▶ Written request
Reproduce the listing below exactly. Pictures do not belong in the copy.

..........

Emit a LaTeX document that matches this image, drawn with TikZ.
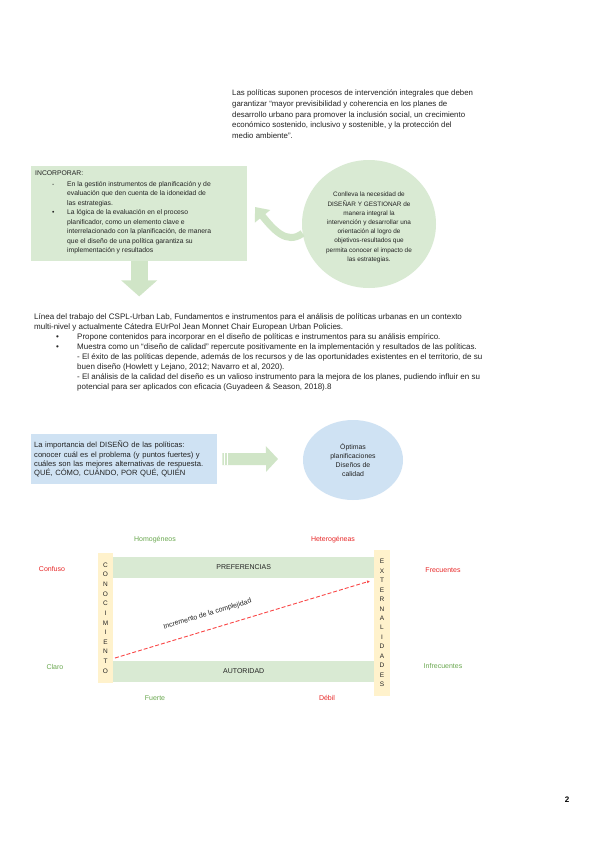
\documentclass[tikz,border=0pt]{standalone}
\usepackage{fontspec}
\setmainfont{Liberation Sans}
\usepackage{xcolor}
\usetikzlibrary{arrows.meta, positioning, calc, shapes.geometric}
\definecolor{softgreen}{RGB}{217,234,211}
\definecolor{arrowgreen}{RGB}{208,229,199}
\definecolor{softblue}{RGB}{207,226,243}
\definecolor{softyellow}{RGB}{255,242,204}
\definecolor{labgreen}{RGB}{106,168,79}
\definecolor{labred}{RGB}{232,40,40}
\definecolor{dashred}{RGB}{250,70,70}
\definecolor{txtgray}{RGB}{35,35,35}
\tikzset{
  para/.style={anchor=north west, inner sep=0, align=left, text=txtgray},
  gpanel/.style={rectangle, fill=softgreen, inner sep=0},
  bpanel/.style={rectangle, fill=softblue, inner sep=0, text=txtgray},
  band/.style={rectangle, fill=softgreen, minimum width=261pt, minimum height=20.5pt,
    inner sep=0, text=txtgray, font=\fontsize{7}{8}\selectfont},
  axisbar/.style={rectangle, fill=softyellow, minimum width=15.5pt, inner sep=0,
    align=center, text=txtgray},
  glab/.style={text=labgreen, font=\fontsize{7}{8}\selectfont},
  rlab/.style={text=labred, font=\fontsize{7}{8}\selectfont},
  blockarrow/.style={arrowgreen},
  cplx/.style={dashred, line width=0.9pt, dash pattern=on 4pt off 2pt, -{Latex[length=3pt,width=3pt]}}
}
\begin{document}
\begin{tikzpicture}[x=1pt, y=-1pt]
  \useasboundingbox (0,0) rectangle (600,848);
  \fill[white] (0,0) rectangle (600,848);

  % opening paragraph
  \node[para, font=\fontsize{7.85}{10.6}\selectfont] (intro) at (232,90)
    {Las políticas suponen procesos de intervención integrales que deben\\
     garantizar “mayor previsibilidad y coherencia en los planes de\\
     desarrollo urbano para promover la inclusión social, un crecimiento\\
     económico sostenido, inclusivo y sostenible, y la protección del\\
     medio ambiente”.};

  % incorporate panel and circle
  \node[gpanel, minimum width=216pt, minimum height=95pt, anchor=north west] (inc) at (31,166) {};
  \node[para, font=\fontsize{6.8}{9.5}\selectfont] (inctxt) at (35,171)
    {INCORPORAR:\\[1pt]
     \hspace*{17pt}\makebox[15pt][l]{-}En la gestión instrumentos de planificación y de\\
     \hspace*{32pt}evaluación que den cuenta de la idoneidad de\\
     \hspace*{32pt}las estrategias.\\
     \hspace*{17pt}\makebox[15pt][l]{\textbullet}La lógica de la evaluación en el proceso\\
     \hspace*{32pt}planificador, como un elemento clave e\\
     \hspace*{32pt}interrelacionado con la planificación, de manera\\
     \hspace*{32pt}que el diseño de una política garantiza su\\
     \hspace*{32pt}implementación y resultados};
  \coordinate (incdown) at ([yshift=-35pt]inc.south);
  \draw[blockarrow, line width=17pt, -{Triangle[width=35pt,length=16pt]}] (inc.south) -- (incdown);

  \node[ellipse, fill=softgreen, minimum width=134pt, minimum height=128pt, inner sep=0] (cir) at (369,224) {};
  \node[font=\fontsize{6.4}{9.2}\selectfont, align=center, text=txtgray] (cirtxt) at ([yshift=-3.5pt]cir.center)
    {Conlleva la necesidad de\\ DISEÑAR Y GESTIONAR de\\ manera integral la\\
     intervención y desarrollar una\\ orientación al logro de\\ objetivos-resultados que\\
     permita conocer el impacto de\\ las estrategias.};
  \coordinate (curltip) at (255,207);
  \draw[blockarrow, line width=7pt, -{Triangle[width=19pt,length=12pt]}]
    (cir.188) .. controls +(-16,12) and +(18,22) .. (curltip);

  % research line
  \node[para, font=\fontsize{8}{10.1}\selectfont] (lab) at (34,313)
    {Línea del trabajo del CSPL-Urban Lab, Fundamentos e instrumentos para el análisis de políticas urbanas en un contexto\\
     multi-nivel y actualmente Cátedra EUrPol Jean Monnet Chair European Urban Policies.\\
     \hspace*{22pt}\makebox[21pt][l]{\textbullet}Propone contenidos para incorporar en el diseño de políticas e instrumentos para su análisis empírico.\\
     \hspace*{22pt}\makebox[21pt][l]{\textbullet}Muestra como un “diseño de calidad” repercute positivamente en la implementación y resultados de las políticas.\\
     \hspace*{43pt}- El éxito de las políticas depende, además de los recursos y de las oportunidades existentes en el territorio, de su\\
     \hspace*{43pt}buen diseño (Howlett y Lejano, 2012; Navarro et al, 2020).\\
     \hspace*{43pt}- El análisis de la calidad del diseño es un valioso instrumento para la mejora de los planes, pudiendo influir en su\\
     \hspace*{43pt}potencial para ser aplicados con eficacia (Guyadeen \& Season, 2018).8};

  % design importance
  \node[bpanel, minimum width=186pt, minimum height=50pt, text width=180pt, inner xsep=3pt,
    anchor=north west, align=left, font=\fontsize{7.6}{9.3}\selectfont] (imp) at (31,434)
    {La importancia del DISEÑO de las políticas:\\
     conocer cuál es el problema (y puntos fuertes) y\\
     cuáles son las mejores alternativas de respuesta.\\
     QUÉ, CÓMO, CUÁNDO, POR QUÉ, QUIÉN};
  \coordinate (impgo) at (278,459);
  \draw[blockarrow, line width=12pt, -{Triangle[width=25pt,length=12pt]}] ([xshift=5pt]imp.east) -- (impgo);
  \foreach \dx in {7,9.5}
    \draw[white, line width=0.7pt] ([xshift=\dx pt, yshift=6pt]imp.east) -- ([xshift=\dx pt, yshift=-6pt]imp.east);
  \node[ellipse, fill=softblue, minimum width=100pt, minimum height=80pt, inner sep=0, align=center,
    font=\fontsize{6.9}{9}\selectfont, text=txtgray] (opt) at (353,460)
    {Óptimas\\ planificaciones\\ Diseños de\\ calidad};

  % complexity matrix
  \node[axisbar, minimum height=130pt, font=\fontsize{6.5}{9.64}\selectfont] (kno) at (105.5,618)
    {C\\O\\N\\O\\C\\I\\M\\I\\E\\N\\T\\O};
  \node[axisbar, minimum height=146pt, font=\fontsize{6.5}{9.46}\selectfont] (ext) at (382,623)
    {E\\X\\T\\E\\R\\N\\A\\L\\I\\D\\A\\D\\E\\S};
  \node[band, anchor=north west] (pref) at (113,557) {PREFERENCIAS};
  \node[band, anchor=north west] (aut) at (113,661) {AUTORIDAD};
  \coordinate (cplxa) at (115,658);
  \coordinate (cplxb) at (370,581);
  \draw[cplx] (cplxa) -- node[pos=0.38, sloped, above=8pt, text=txtgray, font=\fontsize{7}{8}\selectfont] (cplxlbl)
    {Incremento de la complejidad} (cplxb);

  \node[glab] (homo) at (155,540) {Homogéneos};
  \node[rlab] (hete) at (333,540) {Heterogéneas};
  \node[rlab] (conf) at (52,569) {Confuso};
  \node[glab] (clar) at (55,667) {Claro};
  \node[rlab] (freq) at (443,570) {Frecuentes};
  \node[glab] (infq) at (443,666) {Infrecuentes};
  \node[glab] (fuer) at (155,698) {Fuerte};
  \node[rlab] (debi) at (327,698) {Débil};

  \node[font=\bfseries\fontsize{8}{9}\selectfont] (pg) at (567,800) {2};
\end{tikzpicture}
\end{document}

..........

▶ Response
Emit a LaTeX document that matches this image, drawn with TikZ.
\documentclass[tikz,border=0pt]{standalone}
\usepackage{fontspec}
\setmainfont{Liberation Sans}
\usepackage{xcolor}
\usetikzlibrary{arrows.meta, positioning, calc, shapes.geometric}
\definecolor{softgreen}{RGB}{217,234,211}
\definecolor{arrowgreen}{RGB}{208,229,199}
\definecolor{softblue}{RGB}{207,226,243}
\definecolor{softyellow}{RGB}{255,242,204}
\definecolor{labgreen}{RGB}{106,168,79}
\definecolor{labred}{RGB}{232,40,40}
\definecolor{dashred}{RGB}{250,70,70}
\definecolor{txtgray}{RGB}{35,35,35}
\tikzset{
  para/.style={anchor=north west, inner sep=0, align=left, text=txtgray},
  gpanel/.style={rectangle, fill=softgreen, inner sep=0},
  bpanel/.style={rectangle, fill=softblue, inner sep=0, text=txtgray},
  band/.style={rectangle, fill=softgreen, minimum width=261pt, minimum height=20.5pt,
    inner sep=0, text=txtgray, font=\fontsize{7}{8}\selectfont},
  axisbar/.style={rectangle, fill=softyellow, minimum width=15.5pt, inner sep=0,
    align=center, text=txtgray},
  glab/.style={text=labgreen, font=\fontsize{7}{8}\selectfont},
  rlab/.style={text=labred, font=\fontsize{7}{8}\selectfont},
  blockarrow/.style={arrowgreen},
  cplx/.style={dashred, line width=0.9pt, dash pattern=on 4pt off 2pt, -{Latex[length=3pt,width=3pt]}}
}
\begin{document}
\begin{tikzpicture}[x=1pt, y=-1pt]
  \useasboundingbox (0,0) rectangle (600,848);
  \fill[white] (0,0) rectangle (600,848);

  % opening paragraph
  \node[para, font=\fontsize{7.85}{10.6}\selectfont] (intro) at (232,90)
    {Las políticas suponen procesos de intervención integrales que deben\\
     garantizar “mayor previsibilidad y coherencia en los planes de\\
     desarrollo urbano para promover la inclusión social, un crecimiento\\
     económico sostenido, inclusivo y sostenible, y la protección del\\
     medio ambiente”.};

  % incorporate panel and circle
  \node[gpanel, minimum width=216pt, minimum height=95pt, anchor=north west] (inc) at (31,166) {};
  \node[para, font=\fontsize{6.8}{9.5}\selectfont] (inctxt) at (35,171)
    {INCORPORAR:\\[1pt]
     \hspace*{17pt}\makebox[15pt][l]{-}En la gestión instrumentos de planificación y de\\
     \hspace*{32pt}evaluación que den cuenta de la idoneidad de\\
     \hspace*{32pt}las estrategias.\\
     \hspace*{17pt}\makebox[15pt][l]{\textbullet}La lógica de la evaluación en el proceso\\
     \hspace*{32pt}planificador, como un elemento clave e\\
     \hspace*{32pt}interrelacionado con la planificación, de manera\\
     \hspace*{32pt}que el diseño de una política garantiza su\\
     \hspace*{32pt}implementación y resultados};
  \coordinate (incdown) at ([yshift=-35pt]inc.south);
  \draw[blockarrow, line width=17pt, -{Triangle[width=35pt,length=16pt]}] (inc.south) -- (incdown);

  \node[ellipse, fill=softgreen, minimum width=134pt, minimum height=128pt, inner sep=0] (cir) at (369,224) {};
  \node[font=\fontsize{6.4}{9.2}\selectfont, align=center, text=txtgray] (cirtxt) at ([yshift=-3.5pt]cir.center)
    {Conlleva la necesidad de\\ DISEÑAR Y GESTIONAR de\\ manera integral la\\
     intervención y desarrollar una\\ orientación al logro de\\ objetivos-resultados que\\
     permita conocer el impacto de\\ las estrategias.};
  \coordinate (curltip) at (255,207);
  \draw[blockarrow, line width=7pt, -{Triangle[width=19pt,length=12pt]}]
    (cir.188) .. controls +(-16,12) and +(18,22) .. (curltip);

  % research line
  \node[para, font=\fontsize{8}{10.1}\selectfont] (lab) at (34,313)
    {Línea del trabajo del CSPL-Urban Lab, Fundamentos e instrumentos para el análisis de políticas urbanas en un contexto\\
     multi-nivel y actualmente Cátedra EUrPol Jean Monnet Chair European Urban Policies.\\
     \hspace*{22pt}\makebox[21pt][l]{\textbullet}Propone contenidos para incorporar en el diseño de políticas e instrumentos para su análisis empírico.\\
     \hspace*{22pt}\makebox[21pt][l]{\textbullet}Muestra como un “diseño de calidad” repercute positivamente en la implementación y resultados de las políticas.\\
     \hspace*{43pt}- El éxito de las políticas depende, además de los recursos y de las oportunidades existentes en el territorio, de su\\
     \hspace*{43pt}buen diseño (Howlett y Lejano, 2012; Navarro et al, 2020).\\
     \hspace*{43pt}- El análisis de la calidad del diseño es un valioso instrumento para la mejora de los planes, pudiendo influir en su\\
     \hspace*{43pt}potencial para ser aplicados con eficacia (Guyadeen \& Season, 2018).8};

  % design importance
  \node[bpanel, minimum width=186pt, minimum height=50pt, text width=180pt, inner xsep=3pt,
    anchor=north west, align=left, font=\fontsize{7.6}{9.3}\selectfont] (imp) at (31,434)
    {La importancia del DISEÑO de las políticas:\\
     conocer cuál es el problema (y puntos fuertes) y\\
     cuáles son las mejores alternativas de respuesta.\\
     QUÉ, CÓMO, CUÁNDO, POR QUÉ, QUIÉN};
  \coordinate (impgo) at (278,459);
  \draw[blockarrow, line width=12pt, -{Triangle[width=25pt,length=12pt]}] ([xshift=5pt]imp.east) -- (impgo);
  \foreach \dx in {7,9.5}
    \draw[white, line width=0.7pt] ([xshift=\dx pt, yshift=6pt]imp.east) -- ([xshift=\dx pt, yshift=-6pt]imp.east);
  \node[ellipse, fill=softblue, minimum width=100pt, minimum height=80pt, inner sep=0, align=center,
    font=\fontsize{6.9}{9}\selectfont, text=txtgray] (opt) at (353,460)
    {Óptimas\\ planificaciones\\ Diseños de\\ calidad};

  % complexity matrix
  \node[axisbar, minimum height=130pt, font=\fontsize{6.5}{9.64}\selectfont] (kno) at (105.5,618)
    {C\\O\\N\\O\\C\\I\\M\\I\\E\\N\\T\\O};
  \node[axisbar, minimum height=146pt, font=\fontsize{6.5}{9.46}\selectfont] (ext) at (382,623)
    {E\\X\\T\\E\\R\\N\\A\\L\\I\\D\\A\\D\\E\\S};
  \node[band, anchor=north west] (pref) at (113,557) {PREFERENCIAS};
  \node[band, anchor=north west] (aut) at (113,661) {AUTORIDAD};
  \coordinate (cplxa) at (115,658);
  \coordinate (cplxb) at (370,581);
  \draw[cplx] (cplxa) -- node[pos=0.38, sloped, above=8pt, text=txtgray, font=\fontsize{7}{8}\selectfont] (cplxlbl)
    {Incremento de la complejidad} (cplxb);

  \node[glab] (homo) at (155,540) {Homogéneos};
  \node[rlab] (hete) at (333,540) {Heterogéneas};
  \node[rlab] (conf) at (52,569) {Confuso};
  \node[glab] (clar) at (55,667) {Claro};
  \node[rlab] (freq) at (443,570) {Frecuentes};
  \node[glab] (infq) at (443,666) {Infrecuentes};
  \node[glab] (fuer) at (155,698) {Fuerte};
  \node[rlab] (debi) at (327,698) {Débil};

  \node[font=\bfseries\fontsize{8}{9}\selectfont] (pg) at (567,800) {2};
\end{tikzpicture}
\end{document}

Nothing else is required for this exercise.